Another important consideration is whether a program is “short term” versus ongoing. A problem in other places in the budget has been that short-term programs intended to address a specific problem “vanished” into the base budget even though their purposes had been achieved. An important way to prevent the loss of a program into the base is to specifically designate it in the budget. Although not currently an issue in the public health budget, an emergency fund for an epidemic might be an example of a short-term program that should be “de-funded” once the program purposes have been achieved.
Finally, program budgeting operates on the philosophy that an agency is responsible for determining the method of accomplishing the goals of the program; however, there will always be a tug and pull between the different branches of government. Legislators may choose to dictate specific policy methods as well as policy direction—including the providers, prices, or activities. This can be done for political reasons, previous mismanagement by the agency, or a disagreement about the best method to achieve the desired outcomes. It can also be done to increase the comfort with monitoring agency activities. Ideally, in so far as the legislators intervene in the details of management, legislators should also assume greater responsibility for results. A good example is the legislature dictating that a particular provider be used to produce a particular output. If the agency asserts that that particular provider is not the best choice, then the legislature should assume the responsibility for any negative results.
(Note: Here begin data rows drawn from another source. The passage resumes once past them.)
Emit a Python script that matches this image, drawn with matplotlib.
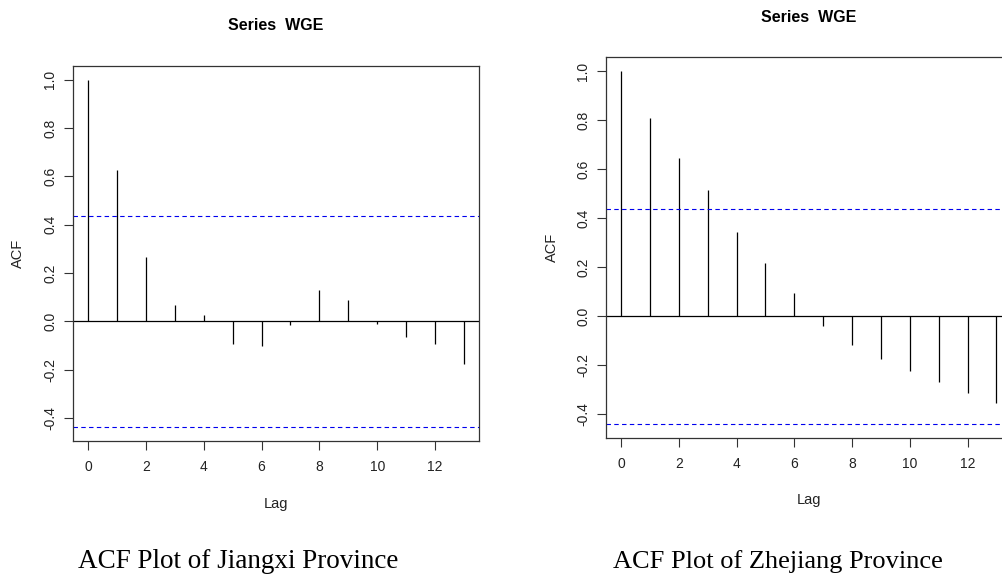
import matplotlib
matplotlib.use("Agg")
import matplotlib.pyplot as plt
import numpy as np

plt.rcParams['font.family'] = ['Liberation Sans', 'DejaVu Sans']

lags = list(range(14))
acf_jiangxi = [1.0, 0.627, 0.268, 0.069, 0.028, -0.095, -0.104,
               -0.014, 0.131, 0.090, -0.010, -0.066, -0.095, -0.178]
acf_zhejiang = [1.0, 0.809, 0.648, 0.516, 0.346, 0.218, 0.094,
                -0.041, -0.116, -0.174, -0.223, -0.268, -0.312, -0.354]
n_obs = 20
conf = 1.96 / np.sqrt(n_obs)

x_ticks = [0, 2, 4, 6, 8, 10, 12]
y_ticks = [-0.4, -0.2, 0.0, 0.2, 0.4, 0.6, 0.8, 1.0]
captions = ["ACF Plot of Jiangxi Province", "ACF Plot of Zhejiang Province"]

fig = plt.figure(figsize=(10.02, 5.78), dpi=100)

# axes boxes in figure fractions (right panel runs past the edge)
boxes = [
    [73 / 1002, 137 / 578, 406 / 1002, 375 / 578],
    [606 / 1002, 140.3 / 578, 405.4 / 1002, 380.4 / 578],
]
title_off = [29.5, 29.0]
lag_off = [45.4, 44.9]
acf_off = [39.6, 39.2]
caption_x = [78 / 1002, 613 / 1002]
caption_size = [19.5, 19.0]

for i, acf in enumerate([acf_jiangxi, acf_zhejiang]):
    ax = fig.add_axes(boxes[i])
    ax.vlines(lags, 0, acf, color='black', lw=0.9)
    ax.axhline(0, color='black', lw=0.9)
    ax.axhline(conf, color='#0000ee', lw=0.8, ls=(0, (4, 3)))
    ax.axhline(-conf, color='#0000ee', lw=0.8, ls=(0, (4, 3)))

    span = max(lags) - min(lags)
    ax.set_xlim(-0.04 * span, max(lags) + 0.04 * span)
    lo = min(-conf, min(acf))
    ax.set_ylim(lo - 0.04 * (1 - lo), 1 + 0.04 * (1 - lo))

    ax.set_xticks(x_ticks)
    ax.set_yticks(y_ticks)
    ax.set_yticklabels([f"{v:.1f}" for v in y_ticks], rotation=90, va='center')
    ax.tick_params(axis='both', length=6.3, width=0.8, color='#333333',
                   labelsize=10, labelcolor='#222222')
    ax.tick_params(axis='x', pad=7.5)
    ax.tick_params(axis='y', pad=5)
    for s in ax.spines.values():
        s.set_linewidth(0.9)
        s.set_color('#333333')

    ax.annotate("Series  WGE", xy=(0.5, 1), xycoords='axes fraction',
                xytext=(0, title_off[i]), textcoords='offset points',
                ha='center', va='center', fontsize=11.5, fontweight='bold')
    ax.annotate("Lag", xy=(0.5, 0), xycoords='axes fraction',
                xytext=(0, -lag_off[i]), textcoords='offset points',
                ha='center', va='center', fontsize=10.5, color='#222222')
    ax.annotate("ACF", xy=(0, 0.5), xycoords='axes fraction',
                xytext=(-acf_off[i], 0), textcoords='offset points',
                ha='center', va='center', rotation=90, fontsize=10.5,
                color='#222222')

    fig.text(caption_x[i], 10 / 578, captions[i], ha='left', va='baseline',
             fontsize=caption_size[i], family='Liberation Serif')

fig.savefig("out.png", dpi=100)
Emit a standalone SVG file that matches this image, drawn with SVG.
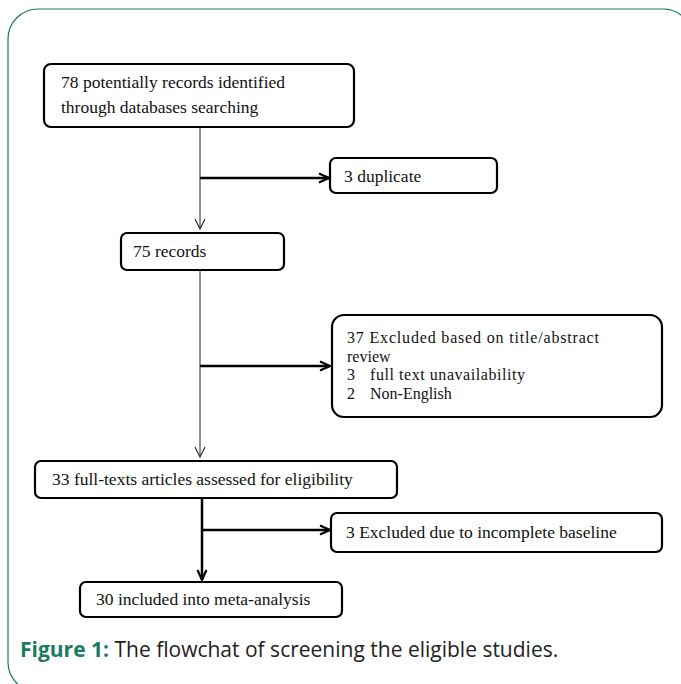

This article describes some of the criteria used by legislative staff to develop the DPH's program structure, and the decision tree shown in Figure 3 summarizes the process. Program definitions for budgeting purposes are founded on ideas about linkages between resources and results, but they must also accommodate concerns about clarity of resource-result relationships, accountability and control, practical problems, as well as political and strategic concerns. These legislative considerations lead legislative budgeters away from very broad programmatic frameworks such as the “Ten Essential Services” and toward more concrete definitions of programs based on the specific strategies.